歐陽頎:他們說這是為了研究病毒雜交的規律,但是可能再過五十年,一個高中生在自己的廚房裡就能做。那就不得了!我想看看我們的病毒多厲害,就像現在計算機病毒會在網上傳播一樣,我把病毒放到地鐵里,看看它傳播多厲害、殺死多少人。現在沒有一個權威機構說哪些事不許干,哪些事可以干,全世界都沒有,都是靠道德來約束,這是不行的。我們中國因為轉基因問題專門成立了一個「農業轉基因生物安全委員會」,所有的轉基因產品必須經過安全委員會的批准才能商業化,我覺得這還挺好。

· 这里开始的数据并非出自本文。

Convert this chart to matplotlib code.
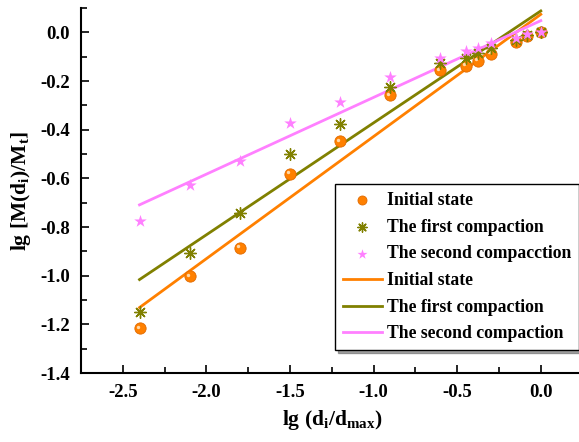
import matplotlib
matplotlib.use("Agg")
import matplotlib.pyplot as plt
import numpy as np

plt.rcParams["font.family"] = ["Liberation Serif", "DejaVu Serif"]
plt.rcParams["font.weight"] = "bold"
plt.rcParams["mathtext.fontset"] = "custom"
plt.rcParams["mathtext.rm"] = "Liberation Serif:bold"
plt.rcParams["mathtext.bf"] = "Liberation Serif:bold"
plt.rcParams["mathtext.default"] = "rm"

# lg(di/dmax) for each sieve size
x = [-2.4, -2.1, -1.8, -1.5, -1.2, -0.9, -0.6, -0.45, -0.375, -0.3, -0.15, -0.08, 0.0]

# lg[M(di)/Mt] for each state
initial = [-1.216, -1.002, -0.886, -0.582, -0.447, -0.259, -0.156, -0.137,
           -0.117, -0.088, -0.040, -0.015, 0.0]
first = [-1.151, -0.907, -0.741, -0.498, -0.375, -0.224, -0.124, -0.105,
         -0.085, -0.065, -0.030, -0.012, 0.0]
second = [-0.775, -0.629, -0.528, -0.372, -0.285, -0.185, -0.104, -0.078,
          -0.063, -0.042, -0.022, -0.008, 0.0]

# linear fits, end points
fit_x = [-2.4, 0.0]
fit_initial = [-1.131, 0.074]
fit_first = [-1.016, 0.088]
fit_second = [-0.709, 0.048]

x_ticks = [-2.5, -2.0, -1.5, -1.0, -0.5, 0.0]
y_ticks = [-1.4, -1.2, -1.0, -0.8, -0.6, -0.4, -0.2, 0.0]

c_orange = "#FF8000"
c_olive = "#808000"
c_pink = "#FF80FF"

fig = plt.figure(figsize=(5.79, 4.42), dpi=100)
ax = fig.add_axes([81 / 579, 1 - 373 / 442, 501.6 / 579, 365 / 442])

l1, = ax.plot(fit_x, fit_initial, color=c_orange, lw=2, label="Initial state")
l2, = ax.plot(fit_x, fit_first, color=c_olive, lw=2, label="The first compaction")
l3, = ax.plot(fit_x, fit_second, color=c_pink, lw=2, label="The second compaction")

s1 = ax.scatter(x, initial, s=66, color=c_orange, edgecolors="#E06A00",
                linewidths=0.6, zorder=3, label="Initial state")
# small highlight on each sphere
ax.scatter(np.array(x) - 0.012, np.array(initial) + 0.006, s=6, color="#FFD9A8",
           linewidths=0, zorder=4)
s2 = ax.scatter(x, first, s=70, marker=(8, 2, 0), color=c_olive, linewidths=1.0,
                zorder=4, label="The first compaction")
s3 = ax.scatter(x, second, s=90, marker="*", color=c_pink, linewidths=0,
                zorder=5, label="The second compacction")

ax.set_xlim(-2.75, 0.25)
ax.set_ylim(-1.4, 0.1)
ax.set_xticks(x_ticks)
ax.set_xticklabels([f"{v:.1f}" for v in x_ticks])
ax.set_xticks(np.arange(-2.75, 0.26, 0.25), minor=True)
ax.set_yticks(y_ticks)
ax.set_yticklabels([f"{v:.1f}" for v in y_ticks])
ax.set_yticks(np.arange(-1.4, 0.11, 0.1), minor=True)
ax.tick_params(which="both", direction="in", width=1.2, labelsize=13.5)
ax.tick_params(which="major", length=6, pad=8)
ax.tick_params(which="minor", length=4)
for lab in ax.get_xticklabels() + ax.get_yticklabels():
    lab.set_fontweight("bold")

for side in ["top", "right"]:
    ax.spines[side].set_visible(False)
for side in ["left", "bottom"]:
    ax.spines[side].set_linewidth(1.5)

ax.set_xlabel(r"lg (d$_\mathrm{i}$/d$_\mathrm{max}$)", fontsize=15.5,
              fontweight="bold", labelpad=5)
ax.set_ylabel(r"lg [M(d$_\mathrm{i}$)/M$_\mathrm{t}$]", fontsize=15.5,
              fontweight="bold", labelpad=5)

leg = ax.legend(handles=[s1, s2, s3, l1, l2, l3], loc="upper left",
                bbox_to_anchor=(335 / 579, 1 - 184 / 442),
                bbox_transform=fig.transFigure, borderaxespad=0,
                prop={"weight": "bold", "size": 12.7}, frameon=True,
                fancybox=False, shadow=True, edgecolor="black",
                handlelength=2.2, handletextpad=0.3, labelspacing=0.55,
                borderpad=0.45, markerscale=0.8)
leg.get_frame().set_linewidth(1.0)

fig.savefig("out.png", dpi=100)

《環球科學》:說到轉基因,你怎麼看轉基因技術遇到的困境?


歐陽頎:轉基因作物吃起來和普通的作物並沒有什麼區別,這是非常簡單的事情,吃到肚子里的東西都被消化了,你讓他們看看細胞生物學都明白了。但反對轉基因的很多人就一直鼓吹陰謀論。我看到有文章講,清朝才引進火車的時候,當時人們都認為是怪物,到哪裡都撬鐵軌,破壞火車,說是斷了大清的龍脈。你說沒有龍脈,他就讓你證明怎麼沒龍脈,說到底就是愚昧!他跟你不在一個思維水平上,是沒辦法交流的。


這種現象,當然可以通過教育來慢慢改善,但是如果因為這個而讓中國在種子上長期依賴於國外,每年花那麼多錢,我們自己能做的事情我們不敢做,那這又是政策層面上的事情了,需要國家出面。